======== Data shown

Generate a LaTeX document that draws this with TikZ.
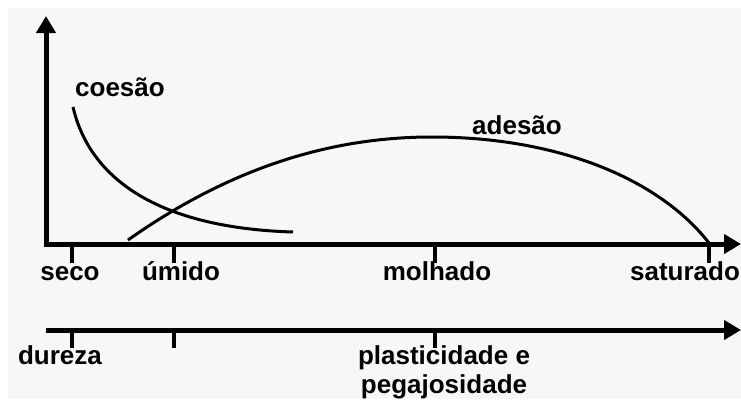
\documentclass[tikz,border=0pt]{standalone}
\usepackage{fontspec}
\setmainfont{Liberation Sans}
\usetikzlibrary{arrows.meta}
\begin{document}
\begin{tikzpicture}[x=1pt,y=-1pt,
  axis/.style={line width=5pt,-{Triangle[length=17pt,width=19pt]}},
  tickmark/.style={line width=4pt},
  curve/.style={line width=3pt},
  lbl/.style={font=\fontsize{26}{30}\selectfont\bfseries,inner sep=0pt,anchor=base}]
\useasboundingbox (0,0) rectangle (741,399);
\fill[white] (0,0) rectangle (741,399);
\fill[black!3] (8,8) rectangle (741,399);
% axes
\coordinate (ytop) at (46,16);
\coordinate (xend) at (741,244);
\draw[axis] (46,246.5) -- (ytop);
\draw[axis] (43.5,244) -- (xend);
\coordinate (b0) at (46,330);
\coordinate (bend) at (741,330);
\draw[axis] (b0) -- (bend);
% ticks top axis
\foreach \n/\x in {t1/72,t2/174,t3/435,t4/709}{
  \coordinate (\n a) at (\x,244);
  \coordinate (\n b) at (\x,263);
  \draw[tickmark] (\n a) -- (\n b);
}
% ticks bottom axis
\foreach \n/\x in {u1/72,u2/174,u3/435}{
  \coordinate (\n a) at (\x,330);
  \coordinate (\n b) at (\x,348);
  \draw[tickmark] (\n a) -- (\n b);
}
% curves
\coordinate (c0) at (73,107);
\coordinate (c1) at (293,232);
\draw[curve] (c0) .. controls (90,180) and (160,228) .. (c1);
\coordinate (a0) at (128,240);
\coordinate (am) at (432,137);
\coordinate (a1) at (709,243);
\draw[curve] (a0) .. controls (230,168) and (330,137) .. (am) .. controls (560,137) and (660,180) .. (a1);
% labels
\node[lbl] (coesao) at (120,96) {coesão};
\node[lbl] (adesao) at (517,134) {adesão};
\node[lbl] (seco) at (70,280) {seco};
\node[lbl] (umido) at (181,280) {úmido};
\node[lbl] (molhado) at (437,280) {molhado};
\node[lbl] (saturado) at (685,280) {saturado};
\node[lbl] (dureza) at (60,364) {dureza};
\node[lbl] (plast1) at (444,364) {plasticidade e};
\node[lbl] (plast2) at (444,393) {pegajosidade};
\end{tikzpicture}
\end{document}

================

Repeat the material above verbatim, with no pictures in the output.

Written response:
Generate a LaTeX document that draws this with TikZ.
\documentclass[tikz,border=0pt]{standalone}
\usepackage{fontspec}
\setmainfont{Liberation Sans}
\usetikzlibrary{arrows.meta}
\begin{document}
\begin{tikzpicture}[x=1pt,y=-1pt,
  axis/.style={line width=5pt,-{Triangle[length=17pt,width=19pt]}},
  tickmark/.style={line width=4pt},
  curve/.style={line width=3pt},
  lbl/.style={font=\fontsize{26}{30}\selectfont\bfseries,inner sep=0pt,anchor=base}]
\useasboundingbox (0,0) rectangle (741,399);
\fill[white] (0,0) rectangle (741,399);
\fill[black!3] (8,8) rectangle (741,399);
% axes
\coordinate (ytop) at (46,16);
\coordinate (xend) at (741,244);
\draw[axis] (46,246.5) -- (ytop);
\draw[axis] (43.5,244) -- (xend);
\coordinate (b0) at (46,330);
\coordinate (bend) at (741,330);
\draw[axis] (b0) -- (bend);
% ticks top axis
\foreach \n/\x in {t1/72,t2/174,t3/435,t4/709}{
  \coordinate (\n a) at (\x,244);
  \coordinate (\n b) at (\x,263);
  \draw[tickmark] (\n a) -- (\n b);
}
% ticks bottom axis
\foreach \n/\x in {u1/72,u2/174,u3/435}{
  \coordinate (\n a) at (\x,330);
  \coordinate (\n b) at (\x,348);
  \draw[tickmark] (\n a) -- (\n b);
}
% curves
\coordinate (c0) at (73,107);
\coordinate (c1) at (293,232);
\draw[curve] (c0) .. controls (90,180) and (160,228) .. (c1);
\coordinate (a0) at (128,240);
\coordinate (am) at (432,137);
\coordinate (a1) at (709,243);
\draw[curve] (a0) .. controls (230,168) and (330,137) .. (am) .. controls (560,137) and (660,180) .. (a1);
% labels
\node[lbl] (coesao) at (120,96) {coesão};
\node[lbl] (adesao) at (517,134) {adesão};
\node[lbl] (seco) at (70,280) {seco};
\node[lbl] (umido) at (181,280) {úmido};
\node[lbl] (molhado) at (437,280) {molhado};
\node[lbl] (saturado) at (685,280) {saturado};
\node[lbl] (dureza) at (60,364) {dureza};
\node[lbl] (plast1) at (444,364) {plasticidade e};
\node[lbl] (plast2) at (444,393) {pegajosidade};
\end{tikzpicture}
\end{document}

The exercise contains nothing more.